Everything has been going so well. I've been feeling positive and happy and thinking 'great'!
Then I've had twenty four hours of total grief. Started with shopping for some household essentials and getting my card declined. I thought I had £100 in the bank so rushed home to check.
Basically due to a system error I have no idea when I will have access to this money, but it won't be this weekend. I've spent all day yesterday and this morning phoning between a company I bought something from online who I have paid, their 'sister company' who are holding this money and my bank. Nobody can help basically, just tough shit and you have to wait for it to become available again.
Now, for some people losing access to £160 for three or four days is probably no big deal, but as a result of this I have no money whatsoever. I needed to buy nappies, deodorant along with various food items. I can't now, and have no money for the whole weekend for anything.
The uselessness of these companies, the probably ten pounds in calls to 0870 numbers, the time and stress has been just awful.

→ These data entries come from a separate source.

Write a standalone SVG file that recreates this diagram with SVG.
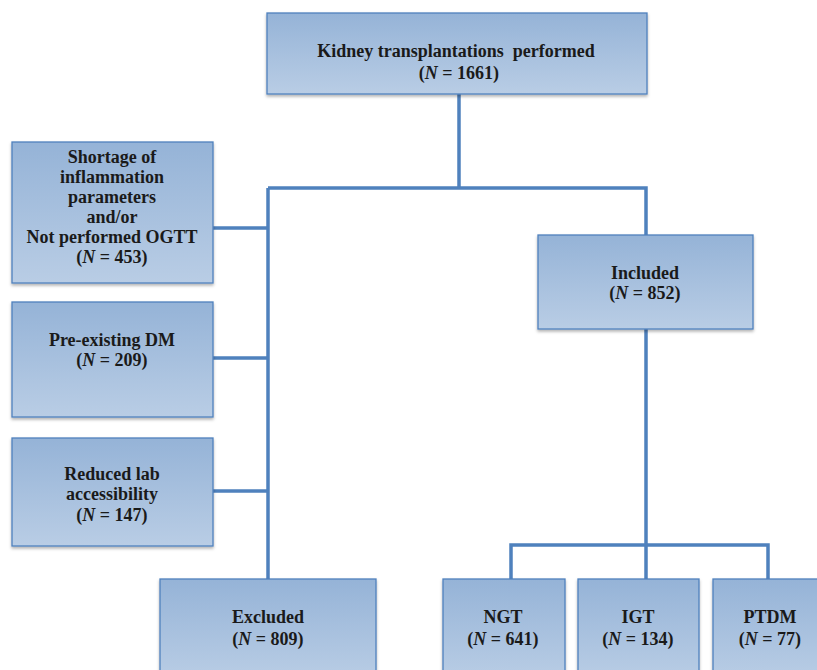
<svg xmlns="http://www.w3.org/2000/svg" width="817" height="670" viewBox="0 0 817 670">
<style>
.box{fill:url(#g);stroke:#4f81bd;stroke-width:1.3;filter:url(#sh)}
.c{fill:none;stroke:#4f81bd;stroke-width:3.5;stroke-linejoin:miter}
</style>
<defs>
<linearGradient id="g" x1="0" y1="0" x2="0" y2="1">
<stop offset="0" stop-color="#95b3d7"/>
<stop offset="1" stop-color="#b9cde5"/>
</linearGradient>
<filter id="sh" x="-10%" y="-10%" width="120%" height="130%">
<feDropShadow dx="0" dy="2" stdDeviation="1.5" flood-color="#000" flood-opacity="0.3"/>
</filter>
</defs>
<rect width="817" height="670" fill="#fff"/>
<g id="connectors">
<path class="c" d="M459 94V188M268 188H646V235"/>
<path class="c" d="M268 188V579"/>
<path class="c" d="M213 228H268M213 358H268M213 491H268"/>
<path class="c" d="M646 329V579M511 579V545H768V579"/>
</g>
<g font-weight="bold" font-size="18" fill="#1a1a1a" text-anchor="middle">
<g id="top">
<rect class="box" x="267" y="13" width="380" height="81"/>
<text font-family="Liberation Serif" x="456" y="57" xml:space="preserve">Kidney transplantations  performed</text>
<text font-family="Liberation Serif" x="459" y="79">(<tspan font-style="italic">N</tspan> = 1661)</text>
</g>
<g id="shortage">
<rect class="box" x="12" y="142" width="201" height="141"/>
<text font-family="Liberation Serif" x="112" y="163">Shortage of</text>
<text font-family="Liberation Serif" x="112" y="183">inflammation</text>
<text font-family="Liberation Serif" x="112" y="203">parameters</text>
<text font-family="Liberation Serif" x="112" y="223">and/or</text>
<text font-family="Liberation Serif" x="112" y="243">Not performed OGTT</text>
<text font-family="Liberation Serif" x="112" y="263">(<tspan font-style="italic">N</tspan> = 453)</text>
</g>
<g id="preexisting">
<rect class="box" x="12" y="302" width="201" height="115"/>
<text font-family="Liberation Serif" x="112" y="346">Pre-existing DM</text>
<text font-family="Liberation Serif" x="112" y="366">(<tspan font-style="italic">N</tspan> = 209)</text>
</g>
<g id="reduced">
<rect class="box" x="12" y="438" width="201" height="108"/>
<text font-family="Liberation Serif" x="112" y="480">Reduced lab</text>
<text font-family="Liberation Serif" x="112" y="500">accessibility</text>
<text font-family="Liberation Serif" x="112" y="521">(<tspan font-style="italic">N</tspan> = 147)</text>
</g>
<g id="included">
<rect class="box" x="538" y="235" width="215" height="94"/>
<text font-family="Liberation Serif" x="645" y="279">Included</text>
<text font-family="Liberation Serif" x="645" y="299">(<tspan font-style="italic">N</tspan> = 852)</text>
</g>
<g id="excluded">
<rect class="box" x="160" y="579" width="216" height="100"/>
<text font-family="Liberation Serif" x="268" y="623">Excluded</text>
<text font-family="Liberation Serif" x="268" y="645">(<tspan font-style="italic">N</tspan> = 809)</text>
</g>
<g id="ngt">
<rect class="box" x="443" y="579" width="122" height="100"/>
<text font-family="Liberation Serif" x="503" y="623">NGT</text>
<text font-family="Liberation Serif" x="503" y="645">(<tspan font-style="italic">N</tspan> = 641)</text>
</g>
<g id="igt">
<rect class="box" x="578" y="579" width="121" height="100"/>
<text font-family="Liberation Serif" x="638" y="623">IGT</text>
<text font-family="Liberation Serif" x="638" y="645">(<tspan font-style="italic">N</tspan> = 134)</text>
</g>
<g id="ptdm">
<rect class="box" x="713" y="579" width="110" height="100"/>
<text font-family="Liberation Serif" x="770" y="623">PTDM</text>
<text font-family="Liberation Serif" x="770" y="645">(<tspan font-style="italic">N</tspan> = 77)</text>
</g>
</g>
</svg>
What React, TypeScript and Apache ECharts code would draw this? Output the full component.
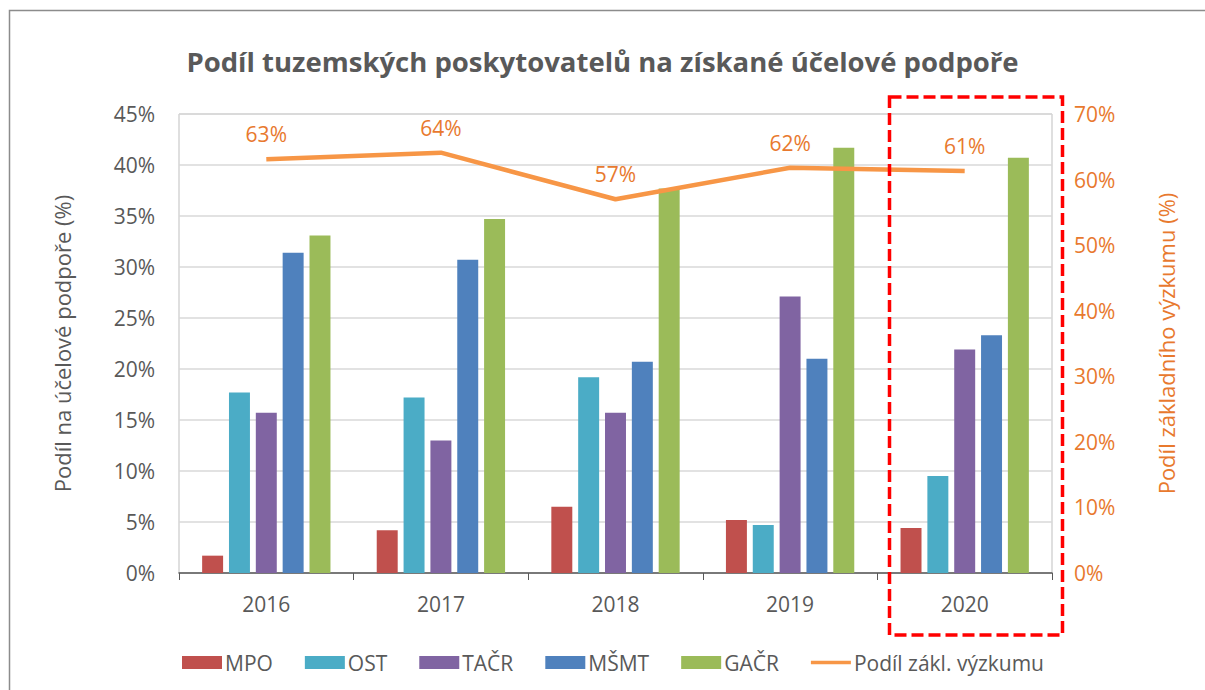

Normally, maybe it wouldn't be such a big deal but this really stressed me out yesterday to the point I stood in the garden and just screamed at the top of my voice (god knows what the neighbours thought!!) with pure frustration and anger.
Then I felt down and miserable and stressed all day and all night and all this morning. Maybe I'm ok if things are going ok but just can't handle anything rocking the boat.
I'm trying to go easy on myself today and think I'll just chill out and read all weekend.
Oh, my back is really painful today as unfortunately as I was trying to put a seat into the car yesterday my 16yo daughter shoved it down really hard and the heavy weight of it smacked into the top of my head. For some reason my neck and back have been very painful since.
If I was a spiritual rather than agnostic person maybe I'd think that 'someone somewhere' is engineering things so I have to sit home on my own all weekend and do nothing!
So, from great to major stressed in only a few short hours. Life on the merry-go-round continues.